For the rest, acting the role of prophet is not difficult. Wallkill's lines have been cast in pleasant places and will probably so continue to be cast. We anticipate nothing marvelous, look forward to naught phenomenal, expect no revolutions. Our townspeople will pursue the even tenor of their way on their pleasant farms and in their quiet villages; they will know neither the bleak necessities of poverty nor the anxieties of extreme wealth; all will be medium, which is the happiest state of all. We are content with that. Our Wallkill is well beloved; we would not trade it for anything different or more brilliant; we would have it as it has been, not meaning stagnation, of course, yet not longing for the "boom" which newer and less firmly established and less well-grounded communities are forever invoking.
Wallkill, in many ways, realizes one's ideal of a rural township—well governed, knowing neither financial extreme, and with a people contented, and at peace.
[CHAPTER XXIX.]
TOWN OF WARWICK.
By Ferdinand V. Sanford.
The derivation of Warwick, according to Mr. Thomas Kemp, mayor of Warwick, England, who has written a "History of Warwick and Its People," is from the Saxon "Wara" which in that tongue signifies inhabitants, and "wic"—a town or castle, or hamlet, a bank or crook of a river. So that Warawic, or Warwick, signifies no more than the inhabitants of the town or castle upon the bank of the river. Other Saxon forms of the name found are Werhica, Wyrengewyk, Woerincwic, and Weringwic.
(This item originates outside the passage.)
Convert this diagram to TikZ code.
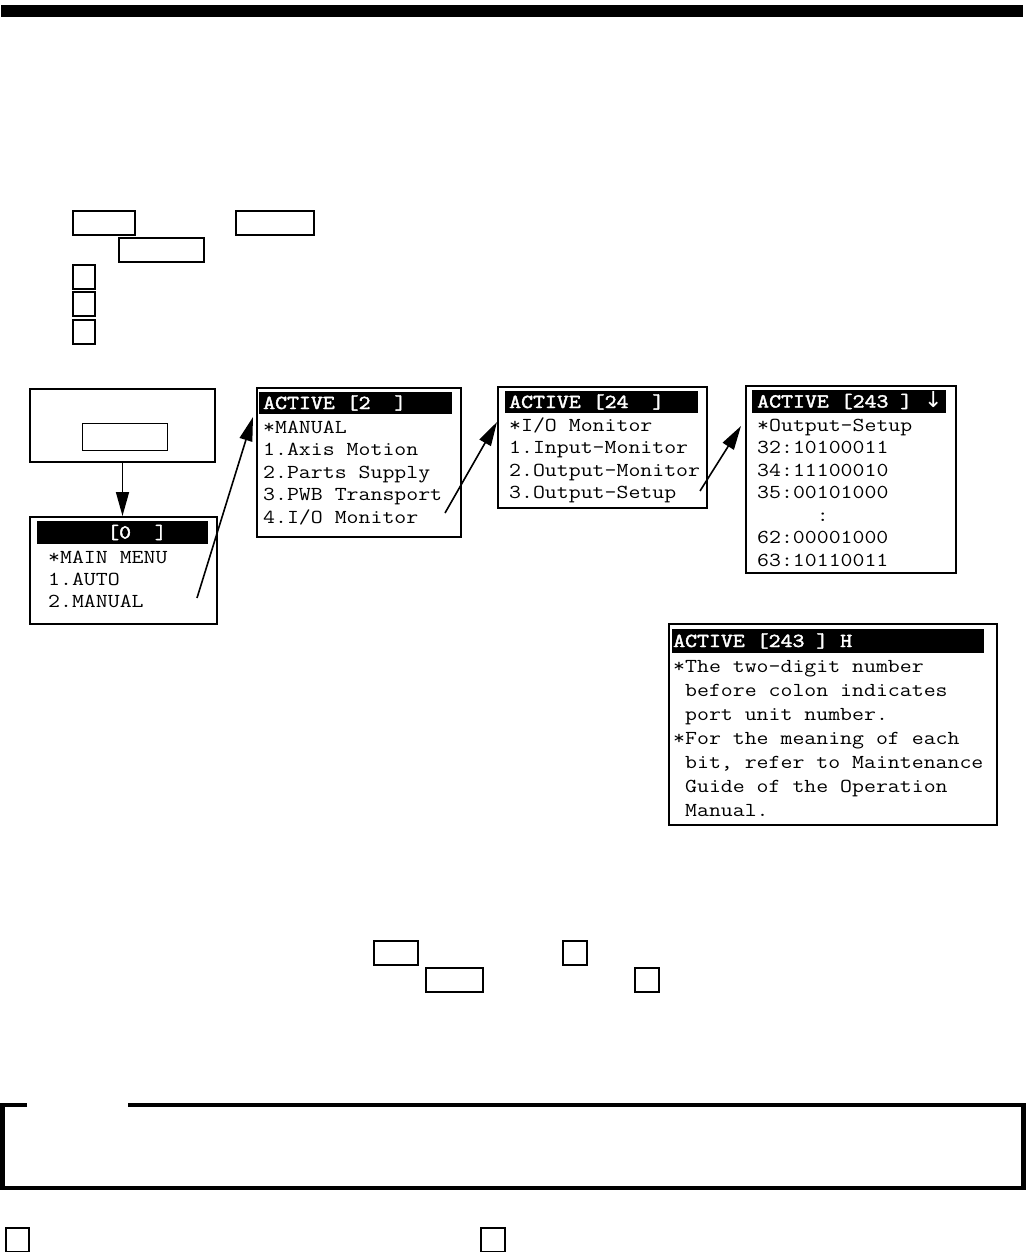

The history of our Warwick from the earliest times has been written by Eager and Ruttenber in their publications—that of the last-named writer coming down to the year 1880.
EARLY SETTLEMENT.
The present sketch is intended rather to supplement these earlier accounts than to re-write all of the past history, by recording principally the events which have occurred since 1880.